Er beschreibt die QRF als konventionelle Truppe. „Wir sind keine Spezialeinheit, aber wir sind sehr gut trainiert, sehr mobil – und vielfältig ausgerüstet. Die QRF ist wie ein Werkzeugkasten, wir sind relativ klein, aber sehr komplex. Und wir haben alles: Normale Schützen, Panzerabwehr, Flugabwehr, Scharfschützen, Ingenieure, Mediziner, Hunde, leichte und schwere bewaffnete Fahrzeuge.“ Innerhalb von 60 Minuten muss seine Truppe (235 Mann gehören dazu) ausrücken. Die meiste Zeit aber arbeitete die Truppe nicht als QRF, trotz der sich eindeutig verschlechternden Lage. „Wir würden nur auf unserm Hintern sitzen, wenn wir auf einen Alarm warten würden.“ Seine Leute seien ständig in Abstimmung mit den Deutschen (die er sehr lobt), und mit der afghanischen Armee unterwegs.

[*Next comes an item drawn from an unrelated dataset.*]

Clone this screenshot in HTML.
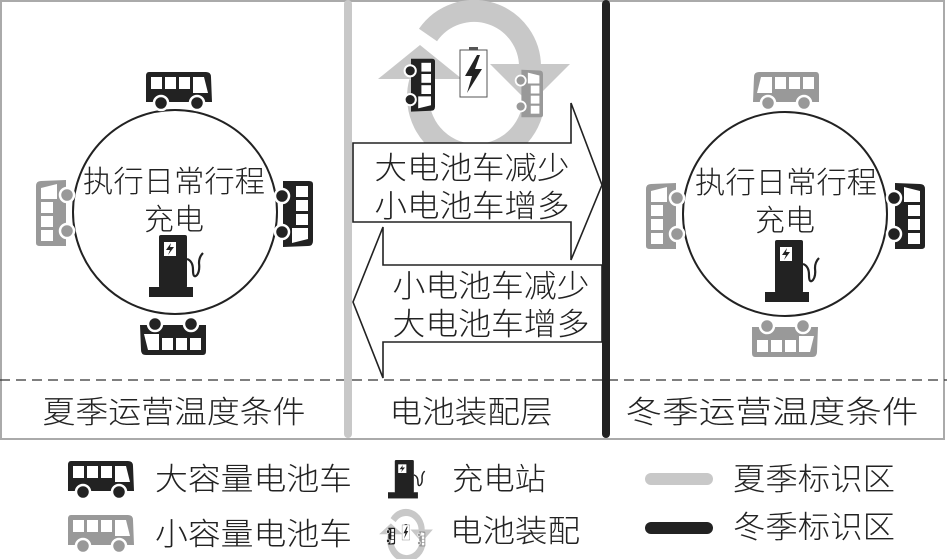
<!DOCTYPE html>
<html><head><meta charset="utf-8"><style>
html,body{margin:0;padding:0;background:#fff;}
svg{display:block;}
text{font-family:"Liberation Sans","Noto Sans CJK SC",sans-serif;fill:#222;font-weight:300;}
</style></head><body>
<svg width="947" height="559" viewBox="0 0 947 559" xmlns="http://www.w3.org/2000/svg">
<defs>
<g id="bus">
  <path d="M4,0 H61 Q66,0 66,5 L67,30 H1 V4 Q1,0 4,0 Z"/>
  <rect x="6" y="5" width="11" height="12" fill="#fff"/>
  <rect x="20" y="5" width="11" height="12" fill="#fff"/>
  <rect x="34" y="5" width="11" height="12" fill="#fff"/>
  <path d="M48,5 H59 L63,21 H48 Z" fill="#fff"/>
  <circle cx="16" cy="31" r="7" stroke="#fff" stroke-width="2.5"/>
  <circle cx="52" cy="31" r="7" stroke="#fff" stroke-width="2.5"/>
</g>
<g id="charger">
  <rect x="10" y="0" width="28" height="53" rx="2" fill="#222"/>
  <rect x="0" y="52" width="44" height="10" fill="#222"/>
  <rect x="15" y="7" width="12" height="14" fill="#fff"/>
  <path d="M22,8 L17,15 H21 L19,20 L25,12 H21 Z" fill="#222"/>
  <path d="M38,24 Q44,26 44,35 Q44,44 48,40 Q51,36 50,28 Q50,22 54,18" fill="none" stroke="#222" stroke-width="2.2"/>
</g>
<g id="cycle">
  <g fill="none" stroke="#c8c8c8" stroke-width="22">
    <path d="M420,82 A56,56 0 0 0 532,112"/>
    <path d="M428,35 A56,56 0 0 1 530,68"/>
  </g>
  <polygon points="378,79 420,45 462,79" fill="#c8c8c8"/>
  <polygon points="490,64 570,64 530,104" fill="#c8c8c8"/>
  <use href="#bus" fill="#222" transform="translate(435,58) rotate(90) scale(0.8,0.8)"/>
  <use href="#bus" fill="#999" transform="translate(543,118) scale(1,-1) rotate(90) scale(0.72,0.72)"/>
  <rect x="460" y="50" width="27" height="47" fill="#fff" stroke="#555" stroke-width="1"/>
  <rect x="469" y="47" width="9" height="3" fill="#555"/>
  <path d="M477,55 L465,76 H472 L467,93 L482,69 H475 L480,55 Z" fill="#222"/>
</g>
</defs>

<!-- frame -->
<rect x="1" y="1" width="943" height="438" fill="none" stroke="#aaa" stroke-width="2"/>
<line x1="0" y1="380" x2="947" y2="380" stroke="#333" stroke-width="1.3" stroke-dasharray="10,6"/>

<!-- LEFT PANEL -->
<circle cx="175" cy="212" r="102" fill="#fff" stroke="#222" stroke-width="2"/>
<use href="#bus" fill="#222" transform="translate(145,72)"/>
<use href="#bus" fill="#999" transform="translate(36,247) rotate(-90)"/>
<use href="#bus" fill="#222" transform="translate(313,180) rotate(90)"/>
<use href="#bus" fill="#222" transform="translate(207,355) rotate(180)"/>
<use href="#charger" transform="translate(149,235)"/>
<text x="174" y="192" font-size="30" text-anchor="middle" textLength="182" lengthAdjust="spacingAndGlyphs">执行日常行程</text>
<text x="174" y="230" font-size="30" text-anchor="middle">充电</text>
<text x="174" y="423" font-size="31" text-anchor="middle" textLength="263" lengthAdjust="spacingAndGlyphs">夏季运营温度条件</text>

<!-- RIGHT PANEL -->
<circle cx="785" cy="214" r="102" fill="#fff" stroke="#222" stroke-width="2"/>
<use href="#bus" fill="#999" transform="translate(820,72) scale(-1,1)"/>
<use href="#bus" fill="#999" transform="translate(646,250) rotate(-90)"/>
<use href="#bus" fill="#222" transform="translate(925,250) scale(1,-1) rotate(90)"/>
<use href="#bus" fill="#999" transform="translate(751,357) scale(1,-1)"/>
<use href="#charger" transform="translate(765,240)"/>
<text x="786" y="193" font-size="30" text-anchor="middle" textLength="182" lengthAdjust="spacingAndGlyphs">执行日常行程</text>
<text x="785" y="231" font-size="30" text-anchor="middle">充电</text>
<text x="772" y="423" font-size="31" text-anchor="middle" textLength="293" lengthAdjust="spacingAndGlyphs">冬季运营温度条件</text>

<!-- MIDDLE -->
<use href="#cycle"/>

<!-- arrows -->
<polygon points="353,143 571,143 571,103 602,185 571,260 571,222 353,222" fill="#fff" stroke="#222" stroke-width="1.6"/>
<polygon points="602,265 383,265 383,227 353,302 383,378 383,342 602,342" fill="#fff" stroke="#222" stroke-width="1.6"/>
<text x="472" y="179" font-size="31" text-anchor="middle" textLength="195" lengthAdjust="spacingAndGlyphs">大电池车减少</text>
<text x="472" y="217" font-size="31" text-anchor="middle" textLength="195" lengthAdjust="spacingAndGlyphs">小电池车增多</text>
<text x="491" y="297" font-size="31" text-anchor="middle" textLength="197" lengthAdjust="spacingAndGlyphs">小电池车减少</text>
<text x="491" y="335" font-size="31" text-anchor="middle" textLength="197" lengthAdjust="spacingAndGlyphs">大电池车增多</text>
<text x="471" y="423" font-size="31" text-anchor="middle" textLength="163" lengthAdjust="spacingAndGlyphs">电池装配层</text>

<!-- season lines -->
<line x1="348" y1="4" x2="348" y2="434" stroke="#c8c8c8" stroke-width="8" stroke-linecap="round"/>
<line x1="606" y1="4" x2="606" y2="434" stroke="#222" stroke-width="8" stroke-linecap="round"/>

<!-- LEGEND -->
<use href="#bus" fill="#222" transform="translate(67,461)"/>
<use href="#bus" fill="#999" transform="translate(67,515)"/>
<text x="155" y="490" font-size="31" textLength="197" lengthAdjust="spacingAndGlyphs">大容量电池车</text>
<text x="155" y="545" font-size="31" textLength="197" lengthAdjust="spacingAndGlyphs">小容量电池车</text>
<use href="#charger" transform="translate(388,460) scale(0.68,0.62)"/>
<text x="452" y="490" font-size="31" textLength="94" lengthAdjust="spacingAndGlyphs">充电站</text>
<g transform="translate(406,532) scale(0.28,0.32) translate(-474,-72)">
  <use href="#cycle"/>
</g>
<text x="450" y="542" font-size="31" textLength="130" lengthAdjust="spacingAndGlyphs">电池装配</text>
<line x1="651" y1="479" x2="707" y2="479" stroke="#c8c8c8" stroke-width="12" stroke-linecap="round"/>
<line x1="651" y1="528" x2="707" y2="528" stroke="#222" stroke-width="12" stroke-linecap="round"/>
<text x="733" y="490" font-size="31" textLength="162" lengthAdjust="spacingAndGlyphs">夏季标识区</text>
<text x="733" y="538" font-size="31" textLength="162" lengthAdjust="spacingAndGlyphs">冬季标识区</text>
</svg>
</body></html>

Solberg wünscht sich zudem eine bessere Zusammenarbeit zwischen Militär und zivilen Aufbauhelfern. „Wir sind sehr schnell, die Zivilisten brauchen oft Monate, um Geld und Leute zu bekommen. Dann ist aber mancherorts der militärische Erfolg schon wieder dahin.“ Also mehr Soldaten oder Zivilisten schneller an die Front? „Vielleicht muss das Militär auch manche Aktion später beginnen.“

Auf jeden Fall müsse der Kampf gegen Aufständische im Norden intensiv geführt werden. „Wenn die Aufständischen sich dort festsetzen können, muss die Nato auch im Norden Krieg führen. Ich kann nicht erkennen, dass die Nato dafür Truppen bereitstellen könnte.“

Die Norweger ziehen im Sommer übrigens nicht aus Afghanistan ab. Zum Leidwesen Solbergs wird die Stärke des QRF halbiert, der Rest übernimmt die Sicherung eines norwegischen Kontingents.